Athena Advisors has recently launched a collection of well-located leaseback ski properties in Chatel in the Portes du Soleil skiing area. Called Les Fermes de Chatel the project offers a range of one to three bedroom apartments from €145,000. Over half have sold already.
The rental yields at Les Fermes de Chatel are up to 5% for investors who don't use the property and then this return tapers down depending on the level of usage. Athena also has a variety of leaseback properties in Paris and the South of France.
What about the tax increases?
For UK buyers French property taxes have changed and some of them have increased. But when buying property in France there are many ways to optimise your tax situation and in many cases the change in tax is marginal when comparing pre and post Hollande reforms, suggests Leach.
The main change is that international buyers now have to pay social charges on top of the rental income tax and capital gains tax, just like French residents. This social charge is on top of the usual tax rate but with the right structure non resident-buyers clients will not be affected.
For example, income tax for non residents was 19 per cent but now non-residents have to also pay the additional social charge of 15.5 per cent.

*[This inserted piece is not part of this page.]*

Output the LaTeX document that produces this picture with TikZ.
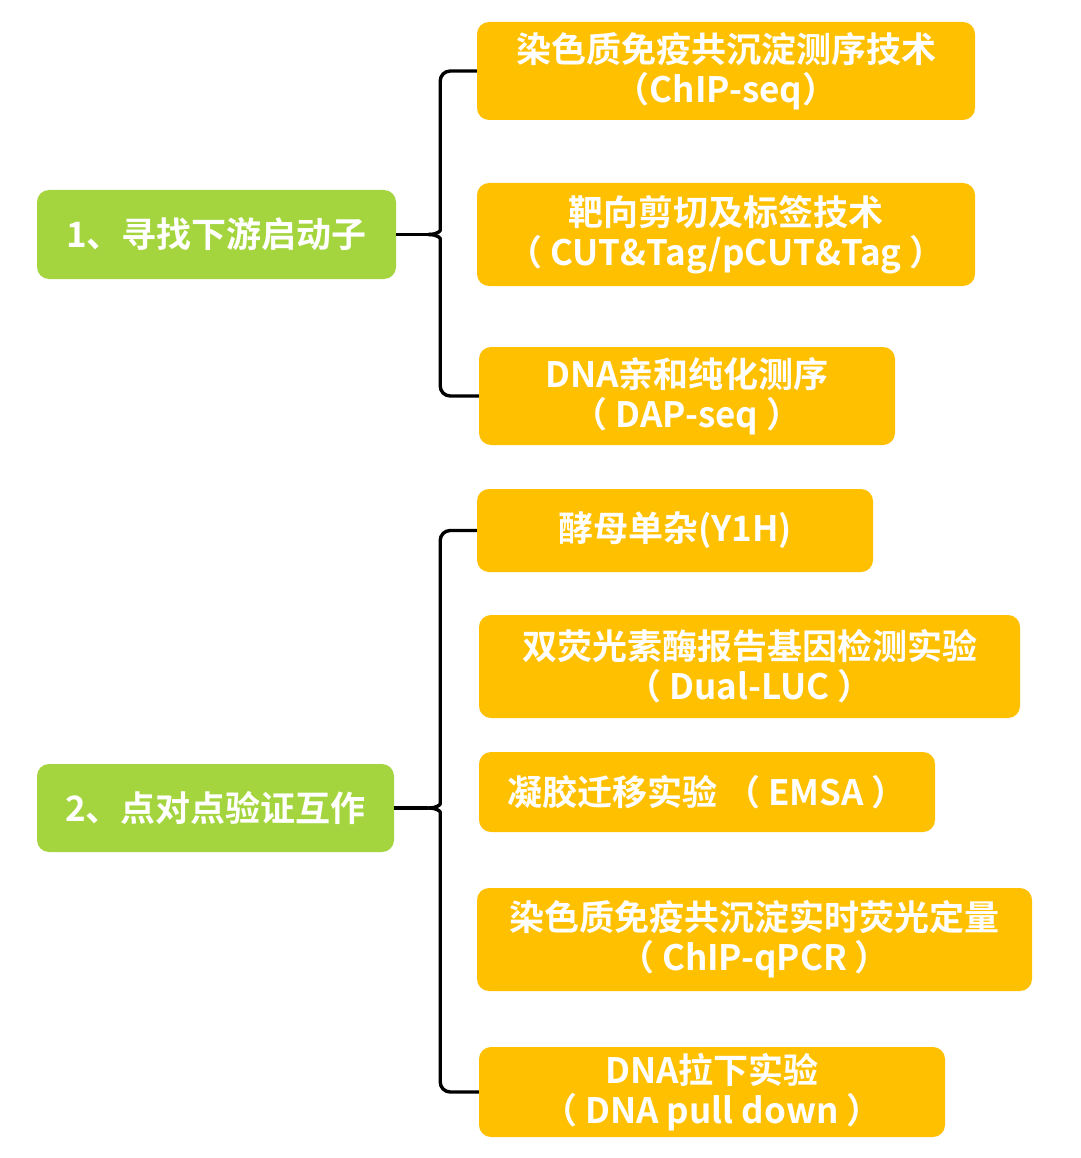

However, for any non-residents who buy a French property and intend to rent it furnished - like a leaseback property - they can elect for the BIC tax regime (Bénéfices Industriels et Commerciaux).
"The vast majority of non-resident purchasers fall into this category as it is rare for buyers to want to let an unfurnished French property," states Leach. "This tax system allows you to amortise the paper value of your property and therefore significantly reduce or even cancel your tax liability. You can also offset the interest and purchase costs against the taxable amount."
This added social charge now also applies to capital gain taxes but there is a taper relief system in place where your taxable amount reduces according to the number of years of ownership.
"So in reality, yes the taxes have changed and on face value they have risen, but when put into practice very little has changed," concludes Leach. "In fact Francois Hollande has actually tried to incentivise owners of second homes to re-sell and keep the market liquid by giving an extra 20 per cent taper relief on the capital gain tax. This is awaiting ratification."